Task instructions » Filter the entries, keeping every line with the word "this".
_ _ _
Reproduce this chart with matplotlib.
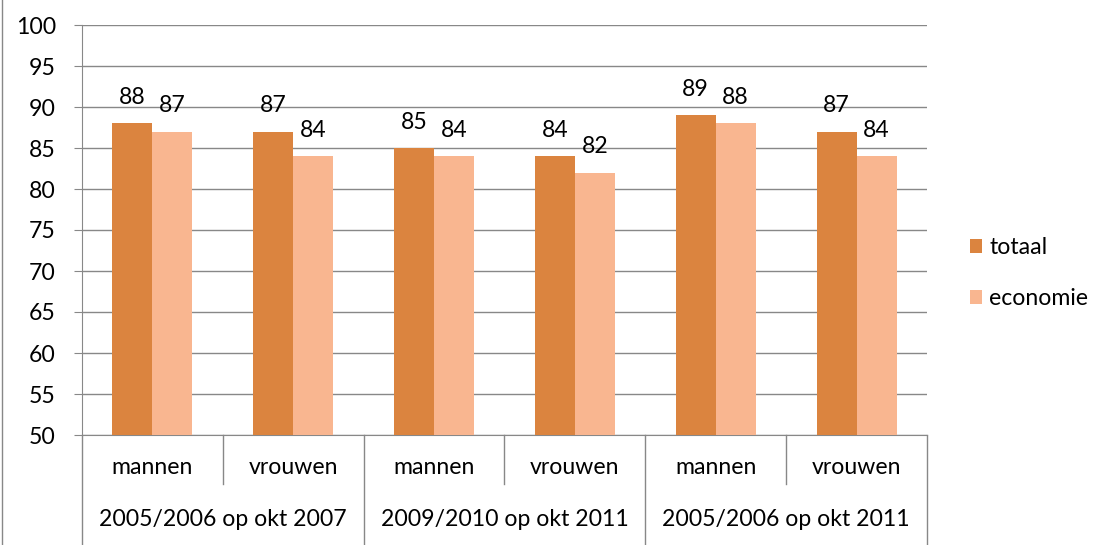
import matplotlib
matplotlib.use('Agg')
import matplotlib.pyplot as plt
from matplotlib.lines import Line2D
import numpy as np

plt.rcParams['font.family'] = ['Lato', 'DejaVu Sans']

sub_labels = ['mannen', 'vrouwen', 'mannen', 'vrouwen', 'mannen', 'vrouwen']
group_labels = ['2005/2006 op okt 2007', '2009/2010 op okt 2011', '2005/2006 op okt 2011']
totaal = [88, 87, 85, 84, 89, 87]
economie = [87, 84, 84, 82, 88, 84]

c_tot = '#DB843F'
c_eco = '#F9B690'
grey = '#888888'
fs = 16.6

fig = plt.figure(figsize=(11.01, 5.45), dpi=100)
ax = fig.add_axes([82 / 1101, 1 - 435 / 545, 845 / 1101, 410 / 545])

x = np.arange(len(sub_labels))
w = 0.284
ax.bar(x - w / 2, np.array(totaal) - 50, w, bottom=50, color=c_tot, label='totaal', zorder=3)
ax.bar(x + w / 2, np.array(economie) - 50, w, bottom=50, color=c_eco, label='economie', zorder=3)

for xi, v in zip(x - w / 2, totaal):
    ax.annotate(str(v), (xi, v), xytext=(0, 11), textcoords='offset points',
                ha='center', va='bottom', fontsize=fs)
for xi, v in zip(x + w / 2, economie):
    ax.annotate(str(v), (xi, v), xytext=(0, 11), textcoords='offset points',
                ha='center', va='bottom', fontsize=fs)

ax.set_xlim(-0.5, len(sub_labels) - 0.5)
ax.set_ylim(50, 100)
ax.set_yticks(np.arange(50, 101, 5))
ax.tick_params(axis='y', labelsize=fs, length=5.8, color=grey, pad=13)
ax.set_xticks([])
ax.grid(axis='y', color=grey, linewidth=1, zorder=0)
for s in ['top', 'right']:
    ax.spines[s].set_visible(False)
ax.spines['left'].set_color(grey)
ax.spines['bottom'].set_color(grey)

# category axis labels, two levels
tr = ax.get_xaxis_transform()
for xi, lab in zip(x, sub_labels):
    ax.text(xi, -(467 - 435) / 410, lab, transform=tr, ha='center', va='center', fontsize=fs)
for gi, lab in enumerate(group_labels):
    ax.text(2 * gi + 0.5, -(520 - 435) / 410, lab, transform=tr, ha='center', va='center', fontsize=fs)

y_low = -(545 - 435) / 410
y_mid = -(484 - 435) / 410
for bx in [-0.5, 1.5, 3.5, 5.5]:
    ax.plot([bx, bx], [0, y_low], transform=tr, color=grey, lw=1, clip_on=False)
for bx in [0.5, 2.5, 4.5]:
    ax.plot([bx, bx], [0, y_mid], transform=tr, color=grey, lw=1, clip_on=False)

# chart border on the left
fig.add_artist(Line2D([2 / 1101, 2 / 1101], [0, 1], color=grey, lw=1))

ax.legend(loc='center left', bbox_to_anchor=(949 / 1101, 1 - 273 / 545),
          bbox_transform=fig.transFigure, frameon=False, fontsize=fs,
          handlelength=0.55, handleheight=0.55, handletextpad=0.3, labelspacing=1.3)

plt.savefig('out.png', dpi=100)
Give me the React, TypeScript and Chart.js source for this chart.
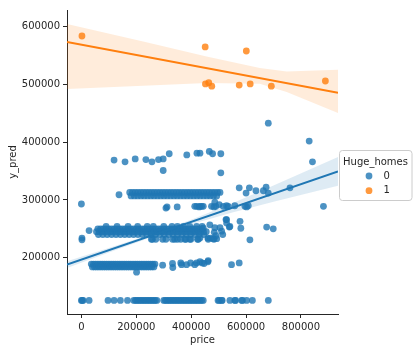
_ _ _
Task solution »
Reproduce this chart with matplotlib.
Give me the React, TypeScript and Chart.js source for this chart.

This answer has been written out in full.